The proof of part (b) is similar. We have \begin{align*} |f_{{\bb X}^{(n)}}(\bb x)-f_{{\bb X}}(\bb x)| &= f_{{\bb X}^{(n)}}(\bb x)-f_{{\bb X}}(\bb x) +2\max(f_{{\bb X}}(\bb x)-f_{{\bb X}^{(n)}}(\bb x),0)\\ \int |f_{{\bb X}^{(n)}}(\bb x)-f_{{\bb X}}(\bb x)|\, d\bb x &= \int f_{{\bb X}^{(n)}}(\bb x)-f_{{\bb X}}(\bb x)\, d\bb x \\ &\quad + 2\int \max(f_{{\bb X}}(\bb x)-f_{{\bb X}^{(n)}}(\bb x),0)\, d\bb x. \end{align*} The first integral in the right hand side above is 0 since both densities integrate to 1. The second integral converges to 0 by the dominated convergence theorem applied to $\max(f_{{\bb X}}(\bb x)-f_{{\bb X}^{(n)}}(\bb x),0)$ (note that $\max(f_{{\bb X}}(\bb x)-f_{{\bb X}^{(n)}}(\bb x),0)\leq \max(f_{{\bb X}}(\bb x),0)$) and the Lebesgue measure.
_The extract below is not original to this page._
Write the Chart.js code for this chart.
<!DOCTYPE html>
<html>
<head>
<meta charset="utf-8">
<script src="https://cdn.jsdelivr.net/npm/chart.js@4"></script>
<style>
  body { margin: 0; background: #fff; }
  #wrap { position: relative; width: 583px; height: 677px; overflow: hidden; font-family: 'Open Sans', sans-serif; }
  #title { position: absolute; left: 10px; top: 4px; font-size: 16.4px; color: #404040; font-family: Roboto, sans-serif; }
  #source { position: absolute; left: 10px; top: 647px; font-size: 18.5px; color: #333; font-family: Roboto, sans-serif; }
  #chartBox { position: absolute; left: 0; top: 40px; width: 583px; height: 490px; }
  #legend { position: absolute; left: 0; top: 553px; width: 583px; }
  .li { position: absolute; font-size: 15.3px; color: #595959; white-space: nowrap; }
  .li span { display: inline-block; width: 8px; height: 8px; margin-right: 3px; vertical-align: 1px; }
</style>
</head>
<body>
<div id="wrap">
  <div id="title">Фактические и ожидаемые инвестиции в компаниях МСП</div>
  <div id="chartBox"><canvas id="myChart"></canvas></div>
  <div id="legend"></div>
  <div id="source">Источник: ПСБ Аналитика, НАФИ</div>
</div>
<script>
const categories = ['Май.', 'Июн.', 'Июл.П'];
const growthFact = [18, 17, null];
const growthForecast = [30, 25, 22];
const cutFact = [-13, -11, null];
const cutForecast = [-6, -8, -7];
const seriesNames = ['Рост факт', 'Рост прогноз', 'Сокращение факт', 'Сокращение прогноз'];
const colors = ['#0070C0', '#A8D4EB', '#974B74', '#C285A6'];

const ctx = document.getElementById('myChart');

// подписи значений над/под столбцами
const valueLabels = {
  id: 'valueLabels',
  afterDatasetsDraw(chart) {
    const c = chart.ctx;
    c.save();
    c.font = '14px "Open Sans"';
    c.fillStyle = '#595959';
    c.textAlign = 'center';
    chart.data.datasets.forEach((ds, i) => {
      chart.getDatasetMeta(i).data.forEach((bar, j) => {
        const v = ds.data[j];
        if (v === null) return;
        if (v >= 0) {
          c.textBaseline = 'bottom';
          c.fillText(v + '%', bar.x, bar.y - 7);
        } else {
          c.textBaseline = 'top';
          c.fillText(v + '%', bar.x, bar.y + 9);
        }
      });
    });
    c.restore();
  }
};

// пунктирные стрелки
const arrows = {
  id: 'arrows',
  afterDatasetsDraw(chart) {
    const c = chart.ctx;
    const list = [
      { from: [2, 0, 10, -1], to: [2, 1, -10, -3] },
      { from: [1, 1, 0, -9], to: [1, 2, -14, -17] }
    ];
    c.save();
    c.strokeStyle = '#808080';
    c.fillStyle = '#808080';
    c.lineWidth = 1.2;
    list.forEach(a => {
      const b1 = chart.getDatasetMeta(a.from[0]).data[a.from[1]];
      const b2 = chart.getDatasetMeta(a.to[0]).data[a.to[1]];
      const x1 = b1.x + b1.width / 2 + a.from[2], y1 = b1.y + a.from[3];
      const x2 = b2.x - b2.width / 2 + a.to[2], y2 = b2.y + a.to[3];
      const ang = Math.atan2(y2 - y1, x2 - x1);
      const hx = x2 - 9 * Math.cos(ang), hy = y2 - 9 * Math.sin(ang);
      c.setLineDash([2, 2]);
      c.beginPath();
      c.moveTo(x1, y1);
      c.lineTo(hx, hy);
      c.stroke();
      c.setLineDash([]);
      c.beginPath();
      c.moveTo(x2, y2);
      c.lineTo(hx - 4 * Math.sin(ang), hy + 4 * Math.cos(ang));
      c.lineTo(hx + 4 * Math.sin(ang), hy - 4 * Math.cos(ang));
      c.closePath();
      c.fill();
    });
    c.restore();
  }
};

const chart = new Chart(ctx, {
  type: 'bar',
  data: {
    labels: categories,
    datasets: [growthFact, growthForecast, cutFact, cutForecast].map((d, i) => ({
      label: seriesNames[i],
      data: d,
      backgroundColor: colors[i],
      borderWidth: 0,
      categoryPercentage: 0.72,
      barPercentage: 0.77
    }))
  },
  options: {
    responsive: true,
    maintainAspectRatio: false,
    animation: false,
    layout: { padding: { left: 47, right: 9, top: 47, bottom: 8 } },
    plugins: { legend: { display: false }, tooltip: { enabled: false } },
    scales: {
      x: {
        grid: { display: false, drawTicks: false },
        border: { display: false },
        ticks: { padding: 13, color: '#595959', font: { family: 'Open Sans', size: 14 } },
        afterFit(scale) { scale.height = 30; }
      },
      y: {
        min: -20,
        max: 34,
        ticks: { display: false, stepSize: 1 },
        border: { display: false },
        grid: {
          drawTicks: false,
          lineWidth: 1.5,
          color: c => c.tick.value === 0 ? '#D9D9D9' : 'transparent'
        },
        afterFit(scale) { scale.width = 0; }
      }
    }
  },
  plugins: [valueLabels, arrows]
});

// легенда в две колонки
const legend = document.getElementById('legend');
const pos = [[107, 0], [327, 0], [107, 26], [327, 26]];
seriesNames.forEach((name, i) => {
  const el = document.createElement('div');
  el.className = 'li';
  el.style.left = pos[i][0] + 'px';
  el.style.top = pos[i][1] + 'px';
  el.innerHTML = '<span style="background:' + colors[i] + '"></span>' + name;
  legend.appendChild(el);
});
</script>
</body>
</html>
Corollary 8.4.1. If $\lim_{n\to\infty} f_{{\bb X}^{(n)}}(\bb x)= f_{\bb X}(\bb x)$ for all $\bb x$, then \[\lim_{n\to\infty} \sup_A | \P({\bb X}^{(n)}\in A) - \P(\bb X\in A)| = 0\] where the supremum ranges over all measurable sets.
Proof. \begin{align*} \sup_A| \P({\bb X}^{(n)}\in A) - \P(\bb X\in A)| &= \sup_A \Big| \int_A (f_{{\bb X}^{(n)}}(\bb x)- f_{\bb X}(\bb x))\, d\bb x \Big|\\ &\leq \int_A |f_{{\bb X}^{(n)}}(\bb x)- f_{\bb X}(\bb x)| \, d\bb x \\ &=\int |f_{{\bb X}^{(n)}}(\bb x)- f_{\bb X}(\bb x)| \, d\bb x \to 0, \end{align*} where the convergence follows from the Scheffe's Theorem.

The above corollary shows that pointwise convergence of the pdfs is stronger than convergence in distribution: the former implies $\sup_A| \P({\bb X}^{(n)}\in A) - \P(\bb X\in A)| \to 0$, while the latter corresponds to convergence $\P({\bb X}^{(n)}\in A)\to \P(\bb X\in A)$ only for some sets of the form $A=(-\infty,a]$ (for some values $a$).